Married couple and former American Ballet Theatre principals Irina Dvorovenko and Maxim Beloserkovsky share their advice for an essential partnering element: fish dives.
Handle with care: Holding the ballerina in the wrong place can cause her a lot of pain. "I learned that the hard way with Irina," Maxim Beloserkovsky laughs. "I suggest wrapping the right arm around her hips, feel the bones. As low as possible, because by lifting, the arm will slide up." Depending on choreography, the left arm can go either over or under the arabesque leg.
Don't splay: It's the partner's responsibility to stay as square as possible. "If I turn en face," Beloserkovsky explains, "she twists open; it's no longer arabesque, and it completely distorts the shape of the fish." Dvorovenko adds: "Then the ballerina is leaning on her side, and she can't hold the position."

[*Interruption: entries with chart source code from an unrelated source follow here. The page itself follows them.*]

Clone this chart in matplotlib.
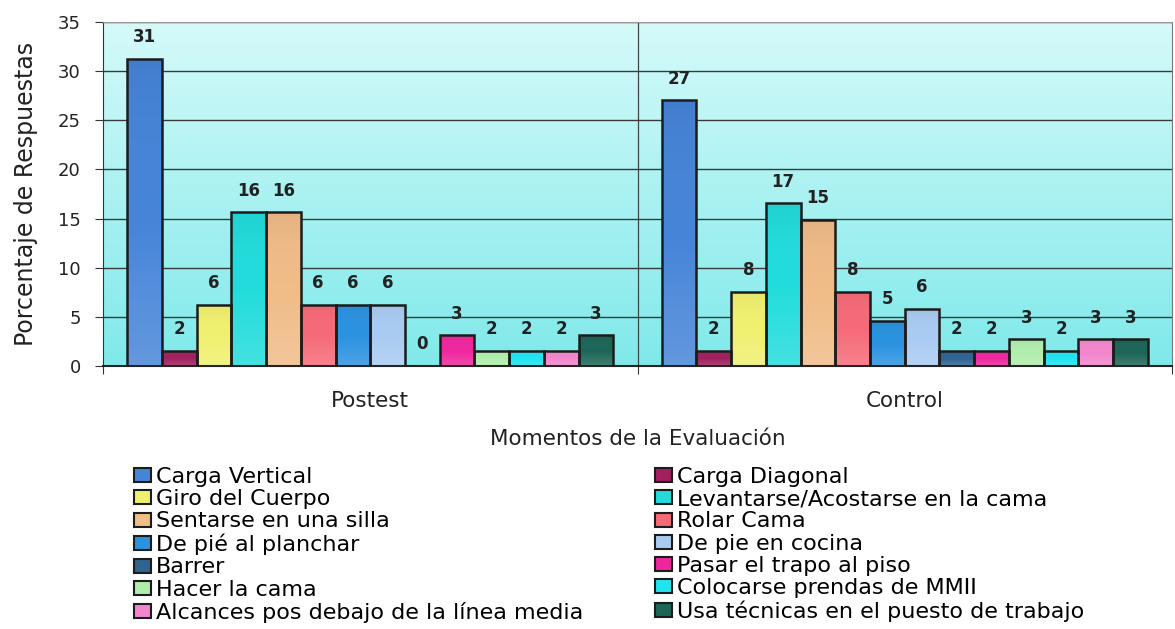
import matplotlib
matplotlib.use("Agg")
import matplotlib.pyplot as plt
import numpy as np
from matplotlib.colors import LinearSegmentedColormap
from matplotlib.patches import Patch

plt.rcParams['font.family'] = ['DejaVu Sans']

#---------------------------------------------------------------------------#
# data: % of answers per activity, for each evaluation moment
#---------------------------------------------------------------------------#

moments = ["Postest", "Control"]

activities = [
    "Carga Vertical",
    "Carga Diagonal",
    "Giro del Cuerpo",
    "Levantarse/Acostarse en la cama",
    "Sentarse en una silla",
    "Rolar Cama",
    "De pié al planchar",
    "De pie en cocina",
    "Barrer",
    "Pasar el trapo al piso",
    "Hacer la cama",
    "Colocarse prendas de MMII",
    "Alcances pos debajo de la línea media",
    "Usa técnicas en el puesto de trabajo",
]

postest = [31.25, 1.56, 6.25, 15.63, 15.63, 6.25, 6.25, 6.25,
           0.0, 3.13, 1.56, 1.56, 1.56, 3.13]

control = [27.03, 1.52, 7.55, 16.55, 14.86, 7.55, 4.6, 5.8,
           1.52, 1.52, 2.7, 1.52, 2.7, 2.7]

colors = ["#4684d8", "#a1215f", "#f0f070", "#22dcdc", "#f0bc88",
          "#f66a78", "#2b92e0", "#a9cbf2", "#2f6491", "#ef279f",
          "#b0eeac", "#20e4f0", "#f286cc", "#1d6657"]

yticks = [0, 5, 10, 15, 20, 25, 30, 35]


#---------------------------------------------------------------------------#

fig = plt.figure(figsize=(11.75, 6.29), dpi=100)
ax = fig.add_axes([103/1175, 1 - 366/629, 1069/1175, 344/629])

# cyan gradient behind the bars
bg = LinearSegmentedColormap.from_list("bg", ["#80e9ea", "#d6fafa"])
ax.imshow(np.linspace(0, 1, 256).reshape(-1, 1), cmap=bg, origin="lower",
          extent=[0, 1, 0, 1], transform=ax.transAxes, aspect="auto",
          zorder=-1)

# slightly lighter at the foot of each bar, a touch darker at the top
shade = LinearSegmentedColormap.from_list(
    "shade", [(1, 1, 1, 0.16), (1, 1, 1, 0.0), (0, 0, 0, 0.05)])
grad = np.linspace(0, 1, 64).reshape(-1, 1)

vals = np.array([postest, control])
n = len(activities)
bar_w = 0.065
centers = np.arange(len(moments))

handles = []
for i in range(n):
    x = centers + (i - (n - 1) / 2) * bar_w
    bars = ax.bar(x, vals[:, i], width=bar_w, color=colors[i],
                  linewidth=0, zorder=2.5)
    for rect in bars:
        if rect.get_height() <= 0:
            continue
        im = ax.imshow(grad, cmap=shade, origin="lower", aspect="auto",
                       extent=[rect.get_x(), rect.get_x() + rect.get_width(),
                               0, rect.get_height()], zorder=2.6)
        im.set_clip_path(rect)
    ax.bar(x, vals[:, i], width=bar_w, fill=False, edgecolor="#1c1c1c",
           linewidth=1.8, zorder=3)
    handles.append(Patch(facecolor=colors[i], edgecolor="#1c1c1c",
                         linewidth=1.5))
    for xi, v in zip(x, vals[:, i]):
        ax.annotate(f"{v:.0f}", (xi, v), xytext=(0, 12),
                    textcoords="offset points", ha="center", va="baseline",
                    fontsize=12, fontweight="bold", color="#222222",
                    zorder=4)

ax.set_xlim(-0.5, len(moments) - 0.5)
ax.set_ylim(0, 35)

ax.set_axisbelow(True)
ax.yaxis.grid(True, color="#3a3a3a", linewidth=1.0)
ax.axvline(0.5, color="#444444", linewidth=0.9, zorder=1)

ax.set_yticks(yticks)
ax.tick_params(axis="y", labelsize=13, pad=10, length=6,
               color="#333333", labelcolor="#222222")

# category boundaries carry the ticks, names sit in between
ax.set_xticks([-0.5, 0.5, 1.5])
ax.set_xticklabels([])
ax.set_xticks(centers, minor=True)
ax.set_xticklabels(moments, minor=True)
ax.tick_params(axis="x", which="major", length=6, color="#333333")
ax.tick_params(axis="x", which="minor", length=0, pad=18, labelsize=15.5,
               labelcolor="#222222")

ax.set_xlabel("Momentos de la Evaluación", fontsize=15.5, color="#222222",
              labelpad=13)
ax.set_ylabel("Porcentaje de Respuestas", fontsize=17, color="#222222")
ax.yaxis.set_label_coords(-0.061, 0.5)

ax.spines["left"].set_color("#333333")
ax.spines["bottom"].set_color("#222222")
ax.spines["bottom"].set_linewidth(1.5)
ax.spines["top"].set_color("#9a9a9a")
ax.spines["right"].set_color("#777777")

# legend in two columns, filled row by row
leg_kw = dict(loc="upper left", frameon=False, fontsize=16,
              handlelength=0.75, handleheight=0.6, handletextpad=0.25,
              labelspacing=0.1, borderpad=0, borderaxespad=0)
left = fig.legend(handles[0::2], activities[0::2],
                  bbox_to_anchor=(134/1175, 1 - 467/629), **leg_kw)
right = fig.legend(handles[1::2], activities[1::2],
                   bbox_to_anchor=(655/1175, 1 - 467/629), **leg_kw)

fig.savefig("out.png", dpi=100)
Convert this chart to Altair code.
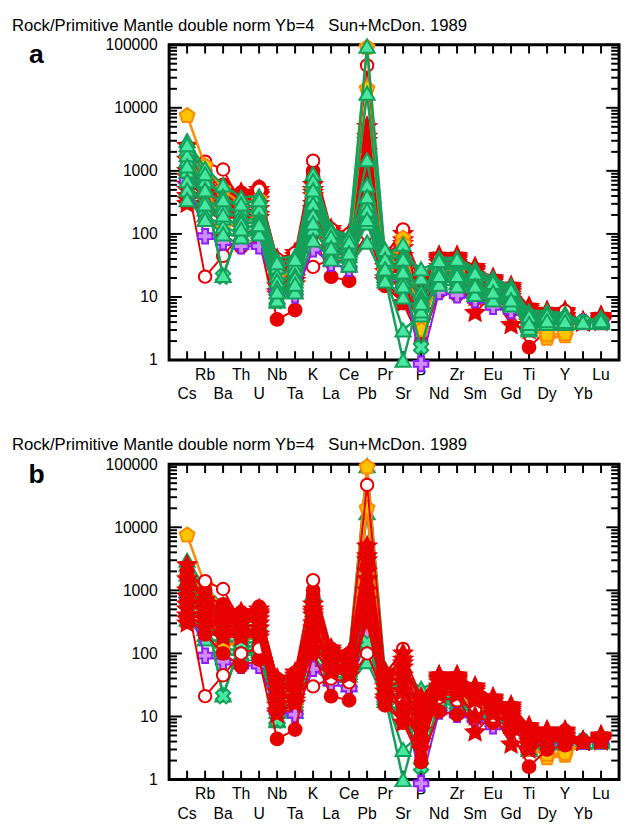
import altair as alt
import pandas as pd

# ---------------- data ----------------
ELEMENTS = ["Cs", "Rb", "Ba", "Th", "U", "Nb", "Ta", "K", "La", "Ce", "Pb", "Pr",
            "Sr", "P", "Nd", "Zr", "Sm", "Eu", "Gd", "Ti", "Dy", "Y", "Yb", "Lu"]
LABEL_ROW = [1, 0, 1, 0, 1, 0, 1, 0, 1, 0, 1, 0, 1, 0, 1, 0, 1, 0, 1, 0, 1, 0, 1, 0]

Y_MAJOR = [1, 10, 100, 1000, 10000, 100000]
Y_MINOR = [m * 10 ** k for k in range(5) for m in range(2, 10)]

TITLE = "Rock/Primitive Mantle double norm Yb=4\u00a0\u00a0\u00a0Sun+McDon. 1989"

#           Cs    Rb    Ba   Th   U    Nb  Ta  K     La   Ce   Pb     Pr  Sr   P     Nd  Zr  Sm  Eu  Gd  Ti   Dy   Y    Yb Lu
GREEN_TRI = [
    [3000, 1100, 600, 380, 400, 40, 45, 900, 120, 95, 95000, 45, 69, 20, 42, 42, 28, 20, 15, 6.0, 6.0, 5.5, 4, 4.8],
    [2200, 700, 400, 250, 300, 30, 35, 600, 100, 80, 17000, 38, 45, 28, 35, 35, 22, 16, 12, 5.0, 5.0, 5.0, 4, 4.5],
    [1500, 500, 300, 200, 250, 22, 28, 400, 80, 65, 1500, 30, 28, 12, 30, 28, 18, 14, 11, 4.5, 4.8, 4.5, 4, 4.4],
    [1000, 350, 250, 170, 170, 18, 22, 300, 70, 55, 600, 25, 18, 7.4, 25, 25, 16, 12, 10, 4.0, 4.5, 4.2, 4, 4.2],
    [700, 250, 180, 130, 130, 14, 18, 200, 55, 45, 300, 22, 3.0, 5.2, 20, 20, 13, 11, 9, 3.5, 4.0, 4.0, 4, 4.0],
    [500, 200, 130, 100, 110, 10, 14, 120, 45, 38, 150, 20, 1.0, 12, 18, 17, 12, 10, 8, 3.0, 3.8, 3.8, 4, 4.0],
    [350, 170, 100, 90, 100, 8.6, 12, 80, 40, 32, 74, 18, 10, 6, 16, 15, 11, 9, 7.5, 3.2, 3.8, 3.8, 4, 4.1],
    [1800, 500, 22, 150, 150, 9, 20, 700, 110, 90, 390, 57, 40, 10, 40, 38, 25, 18, 14, 5.5, 5.5, 5.2, 4, 4.6],
    [2600, 900, 350, 300, 350, 35, 40, 500, 90, 75, 240, 40, 25, 9, 38, 40, 24, 17, 13, 5.0, 5.2, 5.0, 4, 4.5],
    [1200, 300, 200, 120, 140, 12, 16, 150, 60, 50, 170, 28, 15, 8, 22, 22, 15, 12, 9, 3.8, 4.2, 4.1, 4, 4.2],
]

RED_CIRCLE = [
    [400, 200, 100, 62, 80, 4.4, 6.2, 100, 21, 18, 500, 15, 8, 1.9, 12, 10.7, 10, 8, 6, 1.6, 3.0, 3.5, 4, 4.0],
    [1200, 800, 600, 450, 550, 25, 30, 1000, 100, 80, 4800, 30, 25, 8, 30, 28, 20, 15, 12, 5.0, 5.0, 5.0, 4, 4.5],
    [800, 600, 400, 300, 350, 15, 20, 600, 80, 70, 1100, 25, 15, 5, 25, 24, 18, 13, 10, 4.0, 4.5, 4.5, 4, 4.3],
    [2000, 1000, 500, 350, 400, 30, 35, 800, 110, 90, 2500, 40, 12, 4, 35, 30, 22, 16, 12, 5.5, 5.0, 5.0, 4, 4.6],
]

RED_OPEN = [
    [700, 21, 45, 100, 120, 25, 30, 30, 40, 35, 100, 20, 20, 5, 20, 18, 13, 10, 8, 4.0, 4.5, 4.5, 4, 4.3],
    [1500, 1400, 1050, 300, 500, 40, 50, 1450, 120, 100, 47000, 45, 118, 6, 40, 35, 25, 18, 14, 5.0, 5.5, 6.0, 4, 4.5],
]

RED_STAR = [
    [1500, 700, 500, 450, 500, 40, 50, 600, 120, 100, 5000, 50, 100, 20, 45, 45, 30, 20, 15, 7.0, 6.0, 6.0, 4, 5.0],
    [1000, 600, 400, 400, 450, 30, 40, 500, 100, 90, 3000, 45, 80, 15, 40, 40, 27, 18, 13, 6.0, 5.5, 5.5, 4, 4.8],
    [800, 500, 350, 350, 400, 25, 35, 400, 90, 80, 2000, 40, 60, 12, 38, 38, 25, 17, 12, 5.5, 5.0, 5.0, 4, 4.6],
    [600, 450, 300, 300, 350, 20, 30, 300, 80, 70, 1500, 35, 45, 10, 35, 35, 22, 15, 11, 5.0, 5.0, 5.0, 4, 4.5],
    [500, 400, 280, 250, 300, 18, 25, 250, 70, 60, 1000, 30, 35, 8, 30, 30, 20, 14, 10, 4.5, 4.8, 4.8, 4, 4.4],
    [400, 350, 250, 220, 250, 15, 20, 200, 60, 55, 700, 25, 25, 6, 28, 28, 18, 13, 9, 4.0, 4.5, 4.5, 4, 4.3],
    [350, 300, 200, 200, 200, 12, 18, 150, 55, 50, 400, 20, 15, 4, 25, 25, 10, 12, 7, 3.5, 4.3, 4.3, 4, 4.2],
    [300, 250, 180, 180, 180, 11, 16, 120, 50, 45, 300, 18, 8, 3, 22, 22, 5.6, 11, 3.6, 3.0, 4.0, 4.0, 4, 4.0],
    [2500, 550, 450, 300, 420, 35, 45, 450, 110, 95, 3500, 42, 70, 18, 42, 42, 28, 19, 14, 6.5, 5.8, 5.8, 4, 4.9],
]

ORANGE_PENT = [
    [7500, 1200, 500, 300, 350, 20, 25, 500, 80, 70, 90000, 30, 85, 3.6, 25, 25, 16, 12, 9, 3.5, 2.2, 2.4, 4, 4.0],
    [1600, 630, 130, 150, 200, 11, 15, 400, 70, 60, 20000, 25, 70, 3.0, 22, 22, 15, 11, 8, 3.0, 2.5, 2.6, 4, 4.0],
]

PURPLE_CROSS = [
    [700, 92, 74, 64, 64, 12, 10.7, 57, 34, 28, 200, 20, 20, 0.87, 12, 10.7, 9, 7, 6, 4.0, 4.0, 4.0, 4, 4.0],
]

GREEN_X = [
    [1000, 500, 21, 150, 150, 8.6, 20, 300, 60, 50, 150, 28, 18, 1.6, 18, 20, 12, 10, 8, 5.0, 4.5, 4.3, 4, 4.0],
]

# ---------------- styles ----------------
RED = "#e60000"
GREEN = "#14a05a"
GREEN_FILL = "#48e8a2"
ORANGE = "#ff8a00"
ORANGE_FILL = "#ffc400"
PURPLE = "#8a1cff"
PURPLE_FILL = "#cf8cff"
FONT = "Liberation Sans"

STAR = ("M0,-1L0.28,-0.38L0.951,-0.309L0.45,0.147L0.588,0.809L0,0.47"
        "L-0.588,0.809L-0.45,0.147L-0.951,-0.309L-0.28,-0.38Z")
PENTAGON = "M0,-1L0.951,-0.309L0.588,0.809L-0.588,0.809L-0.951,-0.309Z"

GROUPS = {
    "tri": (GREEN_TRI, dict(shape="triangle-up", fill=GREEN_FILL, stroke=GREEN, size=240), GREEN, 2.5),
    "rcirc": (RED_CIRCLE, dict(shape="circle", fill=RED, stroke=RED, size=170), RED, 2),
    "ropen": (RED_OPEN, dict(shape="circle", fill="white", stroke=RED, size=160), RED, 2),
    "star": (RED_STAR, dict(shape=STAR, fill=RED, stroke=RED, size=360), RED, 2),
    "pent": (ORANGE_PENT, dict(shape=PENTAGON, fill=ORANGE_FILL, stroke=ORANGE, size=250), ORANGE, 2.5),
    "purp": (PURPLE_CROSS, dict(shape="cross", fill=PURPLE_FILL, stroke=PURPLE, size=220), PURPLE, 2),
    "gx": (GREEN_X, dict(shape="cross", angle=45, fill=GREEN_FILL, stroke=GREEN, size=220), GREEN, 2.5),
}

W, H = 458, 321


def group_df(key):
    rows = []
    for i, series in enumerate(GROUPS[key][0]):
        for j, v in enumerate(series):
            rows.append({"sample": f"{key}{i}", "element": ELEMENTS[j], "pos": j + 1, "value": v})
    return pd.DataFrame(rows)


XS = alt.Scale(domain=[0, len(ELEMENTS) + 1], nice=False, zero=False)
YS = alt.Scale(type="log", domain=[1, 100000], nice=False)
YAXIS = alt.Axis(values=Y_MAJOR, format="d", ticks=False, domain=False, grid=False, title=None,
                 labelPadding=12, labelFontSize=16, labelFont=FONT, labelColor="black")


def xenc():
    return alt.X("pos:Q", scale=XS, axis=None)


def yenc(field="value"):
    return alt.Y(f"{field}:Q", scale=YS, axis=YAXIS)


def group_layers(key):
    data, mstyle, lcolor, lw = GROUPS[key]
    df = group_df(key)
    line = alt.Chart(df).mark_line(color=lcolor, strokeWidth=lw).encode(
        x=xenc(), y=yenc(), detail="sample:N")
    pts = alt.Chart(df).mark_point(opacity=1, strokeWidth=2, **mstyle).encode(
        x=xenc(), y=yenc())
    return [line, pts]


def frame_layers():
    xt = pd.DataFrame({"pos": list(range(1, len(ELEMENTS) + 1))})
    maj = pd.DataFrame({"value": Y_MAJOR})
    mnr = pd.DataFrame({"value": Y_MINOR})
    lab = pd.DataFrame({"element": ELEMENTS, "pos": list(range(1, len(ELEMENTS) + 1)), "row": LABEL_ROW})
    layers = [
        alt.Chart(maj).mark_rule(color="black", strokeWidth=2).encode(
            y=yenc(), x=alt.value(0), x2=alt.value(13)),
        alt.Chart(maj).mark_rule(color="black", strokeWidth=2).encode(
            y=yenc(), x=alt.value(W - 13), x2=alt.value(W)),
        alt.Chart(mnr).mark_rule(color="black", strokeWidth=2).encode(
            y=yenc(), x=alt.value(0), x2=alt.value(8)),
        alt.Chart(mnr).mark_rule(color="black", strokeWidth=2).encode(
            y=yenc(), x=alt.value(W - 8), x2=alt.value(W)),
        alt.Chart(xt).mark_rule(color="black", strokeWidth=2).encode(
            x=xenc(), y=alt.value(H - 9), y2=alt.value(H)),
        alt.Chart(xt).mark_rule(color="black", strokeWidth=2).encode(
            x=xenc(), y=alt.value(0), y2=alt.value(9)),
        alt.Chart(lab[lab["row"] == 0]).mark_text(
            font=FONT, fontSize=16, baseline="middle", align="center", color="black").encode(
            x=xenc(), y=alt.value(H + 15), text="element:N"),
        alt.Chart(lab[lab["row"] == 1]).mark_text(
            font=FONT, fontSize=16, baseline="middle", align="center", color="black").encode(
            x=xenc(), y=alt.value(H + 35), text="element:N"),
    ]
    return layers


def panel(letter, order):
    layers = frame_layers()
    for key in order:
        layers += group_layers(key)
    txt = pd.DataFrame({"t": [TITLE], "l": [letter]})
    layers.append(alt.Chart(txt).mark_text(
        font=FONT, fontSize=17, align="left", baseline="alphabetic", color="black").encode(
        x=alt.value(-160), y=alt.value(-14), text="t:N"))
    layers.append(alt.Chart(txt).mark_text(
        font=FONT, fontSize=27, fontWeight="bold", align="center", baseline="middle", color="black").encode(
        x=alt.value(-135), y=alt.value(11), text="l:N"))
    return alt.layer(*layers).properties(width=W, height=H)


ORDER_A = ["star", "rcirc", "ropen", "pent", "purp", "gx", "tri"]
ORDER_B = ["tri", "pent", "purp", "gx", "rcirc", "ropen", "star"]

chart = alt.vconcat(panel("a", ORDER_A), panel("b", ORDER_B), spacing=31).properties(
    padding={"left": 2, "top": 0, "right": 0, "bottom": 0}
).configure_view(stroke="black", strokeWidth=3)

chart.save("out.html", embed_options={"renderer": "svg", "actions": False})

It's not over till it's over: As you lift the ballerina back up, "put her on her leg in a perfect arabesque," says Beloserkovsky. Then, let go of her back leg first, keeping hold of her waist. "She needs that support. You're not done until she puts her other foot down."
Tip: "Before taking her into the fish, lift her up so she can be off the floor," says Beloserkovsky. Irina Dvorovenko chimes in: "Lift the heaviest part, not the leg!" Beloserkovsky agrees this is a common mistake. "The majority of her weight is in your right arm," he clarifies.
Let him lead: "In arabesque, when your partner lifts you up, don't dive down," says Dvorovenko. In fact, lean back on him as you pick up your supporting leg into a high passé. "He's molding you into the right position. Stay close, attached to him, so you can feel his cues."
Support yourself: "The ballerina needs to hold her back," says Beloserkovsky. "The moment she lets go, she is twice as heavy." Dvorovenko agrees: "If your body is forward, for him, it almost feels like he's only holding your ankles. Arch your shoulder blades!"
Tip: A simple exercise can help build strength in your back. Lying face down with your abdominals engaged, lift your chest off the floor as high as you can, arching the upper back. Try with arms in fifth position for an extra challenge. Keeping your head and eyes up "helps you to hold this position," says Dvorovenko.
Work together: "Bring her body as close to you as possible," says Beloserkovsky. "The bigger the distance, the harder it is for both of you." Dvorovenko stresses the importance of moving as a unit: "When he lifts up, so does she."